God's Bits of Wood
- First edition
- Author: Ousmane Sembène
- Original title: Les bouts de bois de Dieu
- Translator: Francis Price
- Cover artist: Fraser Taylor
- Language: French
- Publisher: Le Livre Contemporain
- Publication date: 1960
- Publication place: Senegal, France
- Published in English: 1962
- Pages: 248
- ISBN: 0-435-90959-2

= God's Bits of Wood =

1960 novel by Ousmane Sembène

God's Bits of Wood is a 1960 novel by Senegalese author Ousmane Sembène. It is a fictional treatment based on an historic railroad strike in colonial Senegal of the 1940s. It was written and published in French under the title Les bouts de bois de Dieu. The book deals with several ways that the Senegalese and Malians responded to colonialism. The book casts a critical regard towards accommodation, collaboration, and overall idealization of the French colonials. At the same time, the story details the strikers who work against the mistreatment of the Senegalese people.

The novel was translated into English in 1962, and published by William Heinemann Ltd, as God's Bits of Wood. It was part of their influential African Writers Series.

==Plot summary==

The action takes place in several locations—primarily in Bamako, Thiès, and Dakar. The map at the beginning shows the locations and suggests that the story is about a whole country and all of its people. A large cast of characters are associated with each place. Some are featured players—Fa Keita, Tiemoko, Maimouna, Ramatoulaye, Penda, Deune, N'Deye, Dejean, and Bakayoko. The fundamental conflict is captured in two characters: Dejean, the French manager and colonialist, and Bakayoko, the soul and spirit of the strike. In another sense, however, the main characters of the novel are the people as a collective and the railroad itself.
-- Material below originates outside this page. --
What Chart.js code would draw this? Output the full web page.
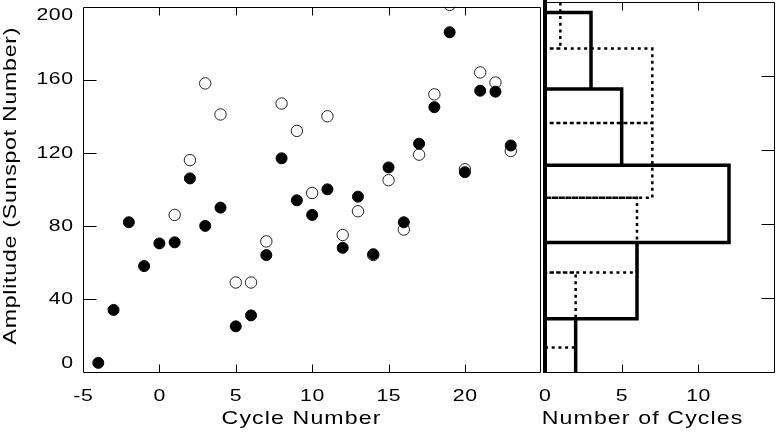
<!DOCTYPE html>
<html>
<head>
    <title>Sunspot Cycle Amplitudes</title>
    <script src='https://cdn.jsdelivr.net/npm/chart.js'></script>
    <style>
        html, body { margin: 0; padding: 0; background: #fff; }
        #wrap { position: relative; width: 776px; height: 433px; overflow: hidden; background: #fff; }
        #scatterChart { position: absolute; left: 0; top: 0; }
        #histChart { position: absolute; left: 520px; top: 0; }
    </style>
</head>
<body>
    <div id="wrap">
        <canvas id="scatterChart" width="548" height="433"></canvas>
        <canvas id="histChart" width="256" height="433"></canvas>
    </div>

    <script>
        // filled circles: cycles -4..23
        const filledCycles = [-4, -3, -2, -1, 0, 1, 2, 3, 4, 5, 6, 7, 8, 9, 10, 11, 12, 13, 14, 15, 16, 17, 18, 19, 20, 21, 22, 23];
        const filledAmp = [5, 34, 82, 58, 70.4, 71, 106, 80, 90, 25, 31, 64, 117, 94, 86, 100, 68, 96, 64.5, 112, 82, 125, 145, 186, 109.4, 154, 153.5, 124];

        // open circles: cycles 1..23
        const openCycles = [1, 2, 3, 4, 5, 6, 7, 8, 9, 10, 11, 12, 13, 14, 15, 16, 17, 18, 19, 20, 21, 22, 23];
        const openAmp = [86, 116, 158, 141, 49, 49, 71.5, 147, 132, 98, 140, 75, 88, 64, 105, 78, 119, 152, 201, 111, 164, 158.5, 121];

        // histograms (amplitude bin edges and number of cycles per bin)
        const filledEdges = [-12.5, 28.8, 70, 111.7, 153, 194.3];
        const filledCounts = [2, 6, 12, 5, 3];
        const openEdges = [13.3, 53.8, 94.2, 134.6, 174.8, 215.2];
        const openCounts = [2, 6, 7, 7, 1];

        const ampTicks = [0, 40, 80, 120, 160, 200];
        const cycleTicks = [-5, 0, 5, 10, 15, 20];
        const countTicks = [0, 5, 10];

        const FONT = '"Liberation Sans", Arial, Helvetica, sans-serif';
        const STRETCH = 1.25;   // the original lettering is wide

        function points(xs, ys) {
            return xs.map((x, i) => ({ x: x, y: ys[i] }));
        }

        // each bar as a rectangle outline from 0 to its count
        function outline(edges, counts) {
            const pts = [];
            counts.forEach((c, i) => {
                pts.push({ x: 0, y: edges[i] }, { x: c, y: edges[i] },
                         { x: c, y: edges[i + 1] }, { x: 0, y: edges[i + 1] });
            });
            return pts;
        }

        function text(ctx, str, x, y, size, spacing, align) {
            ctx.save();
            ctx.translate(x, y);
            ctx.scale(STRETCH, 1);
            ctx.font = size + 'px ' + FONT;
            ctx.letterSpacing = spacing + 'px';
            ctx.textAlign = align || 'center';
            ctx.textBaseline = 'middle';
            const shift = align === 'right' ? spacing : (align === 'left' ? 0 : spacing / 2);
            ctx.fillText(str, shift, 0);
            ctx.restore();
        }

        // box, inward ticks, tick labels and titles
        function decor(cfg) {
            return {
                id: 'decor',
                afterDatasetsDraw(chart) {
                    const { ctx, chartArea: a } = chart;
                    const sx = chart.scales.x, sy = chart.scales.y;
                    const T = Math.round(a.top) + 0.5, B = Math.round(a.bottom) + 0.5;
                    const L = Math.round(a.left) + 0.5, R = Math.round(a.right) - 0.5;
                    ctx.save();
                    ctx.strokeStyle = '#000';
                    ctx.lineWidth = 1;
                    ctx.beginPath();
                    ctx.moveTo(L, T); ctx.lineTo(R, T); ctx.lineTo(R, B); ctx.lineTo(L, B); ctx.closePath();
                    cfg.xTicks.forEach(v => {
                        if (v <= sx.min || v >= sx.max) return;
                        const px = Math.round(sx.getPixelForValue(v)) + 0.5;
                        ctx.moveTo(px, B); ctx.lineTo(px, B - 8);
                        ctx.moveTo(px, T); ctx.lineTo(px, T + 8);
                    });
                    ampTicks.forEach(v => {
                        if (v <= sy.min || v >= sy.max) return;
                        const py = Math.round(sy.getPixelForValue(v)) + 0.5;
                        if (cfg.ySide === 'left') { ctx.moveTo(L, py); ctx.lineTo(L + 13, py); }
                        else { ctx.moveTo(R, py); ctx.lineTo(R - 13, py); }
                    });
                    ctx.stroke();

                    if (cfg.thickZero) {
                        const px = sx.getPixelForValue(0);
                        ctx.fillStyle = '#000';
                        ctx.fillRect(px - 2, 0, 4, a.bottom + 1);
                    }

                    ctx.fillStyle = '#000';
                    cfg.xLabels.forEach(v => {
                        text(ctx, String(v), sx.getPixelForValue(v), 396, 17, 0.4);
                    });
                    if (cfg.yLabels) {
                        ampTicks.forEach(v => {
                            let py = sy.getPixelForValue(v);
                            py = Math.min(Math.max(py, a.top + 9), a.bottom - 9);
                            text(ctx, String(v), 73, py, 17, 0.4, 'right');
                        });
                    }
                    text(ctx, cfg.xTitle, cfg.xTitleX, 419, 18.5, 0.9);
                    if (cfg.yTitle) {
                        ctx.save();
                        ctx.translate(11, 186);
                        ctx.rotate(-Math.PI / 2);
                        text(ctx, cfg.yTitle, 0, 0, 18.5, 0.6);
                        ctx.restore();
                    }
                    ctx.restore();
                }
            };
        }

        function axis(min, max, fit) {
            return {
                type: 'linear', min: min, max: max,
                ticks: { display: false },
                grid: { display: false, drawTicks: false },
                border: { display: false },
                afterFit: fit
            };
        }

        new Chart(document.getElementById('scatterChart'), {
            type: 'scatter',
            data: {
                datasets: [{
                    label: 'Filled',
                    data: points(filledCycles, filledAmp),
                    pointRadius: 5.5,
                    pointBackgroundColor: '#000',
                    pointBorderColor: '#000',
                    pointBorderWidth: 1
                }, {
                    label: 'Open',
                    data: points(openCycles, openAmp),
                    pointRadius: 5.7,
                    pointBackgroundColor: 'rgba(255,255,255,0)',
                    pointBorderColor: '#222',
                    pointBorderWidth: 1
                }]
            },
            options: {
                responsive: false,
                animation: false,
                events: [],
                layout: { padding: { left: 0, top: 2, right: 3, bottom: 0 } },
                plugins: { legend: { display: false }, tooltip: { enabled: false } },
                scales: {
                    x: axis(-5, 25, s => { s.height = 61; s.paddingLeft = 0; s.paddingRight = 0; }),
                    y: axis(0, 200, s => { s.width = 83; s.paddingTop = 0; s.paddingBottom = 0; })
                }
            },
            plugins: [decor({
                xTicks: cycleTicks, xLabels: cycleTicks, ySide: 'left', yLabels: true,
                xTitle: 'Cycle Number', xTitleX: 301, yTitle: 'Amplitude (Sunspot Number)'
            })]
        });

        new Chart(document.getElementById('histChart'), {
            type: 'scatter',
            data: {
                datasets: [{
                    label: 'Filled cycles',
                    data: outline(filledEdges, filledCounts),
                    showLine: true,
                    pointRadius: 0,
                    borderColor: '#000',
                    borderWidth: 3.5,
                    borderJoinStyle: 'miter'
                }, {
                    label: 'Open cycles',
                    data: outline(openEdges, openCounts),
                    showLine: true,
                    pointRadius: 0,
                    borderColor: '#000',
                    borderWidth: 2.5,
                    borderDash: [3, 3.7],
                    borderCapStyle: 'butt'
                }]
            },
            options: {
                responsive: false,
                animation: false,
                events: [],
                layout: { padding: { left: 0, top: 2, right: 1, bottom: 0 } },
                plugins: { legend: { display: false }, tooltip: { enabled: false } },
                scales: {
                    x: axis(0, 15, s => { s.height = 61; s.paddingLeft = 0; s.paddingRight = 0; }),
                    y: axis(0, 200, s => { s.width = 25; s.paddingTop = 0; s.paddingBottom = 0; })
                }
            },
            plugins: [decor({
                xTicks: countTicks, xLabels: countTicks, ySide: 'right', yLabels: false,
                thickZero: true, xTitle: 'Number of Cycles', xTitleX: 122
            })]
        });
    </script>
</body>
</html>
The strike causes an evolution in the self-perception of the strikers; this is especially noticeable among the women of Bamako, Thiès, and Dakar. These women go from standing behind the men to walking alongside them and eventually marching ahead of them. When the men are able to work the factory jobs that the railroad provides them, the women are responsible for running the markets, preparing the food, and rearing the children.

But the onset of the strike gives the role of bread-winner – or perhaps more precisely, bread scavenger – to the women. Eventually it is the women who march on foot for over four days from Thiès to Dakar. Many of the men originally oppose the women's march, but it is this show of determination from the marching women, formerly dismissed by the French as "concubines", that demonstrates how relentless the strikers and their communities are. Recognizing the women's march causes the French to understand the nature of the willpower that they are facing, and shortly after the French agree to the demands of the strikers.

The book also highlights the oppression faced by women in the colonial era. They were deprived of their ability to speak on matters regarding society as a whole. Sembène, however, raises their status by considering them equally important to the men in the strike and society.

==Historical significance==

The book came out in 1960, the year that Senegal achieved independence. The theme of unity is significant for the building of the newly independent nation.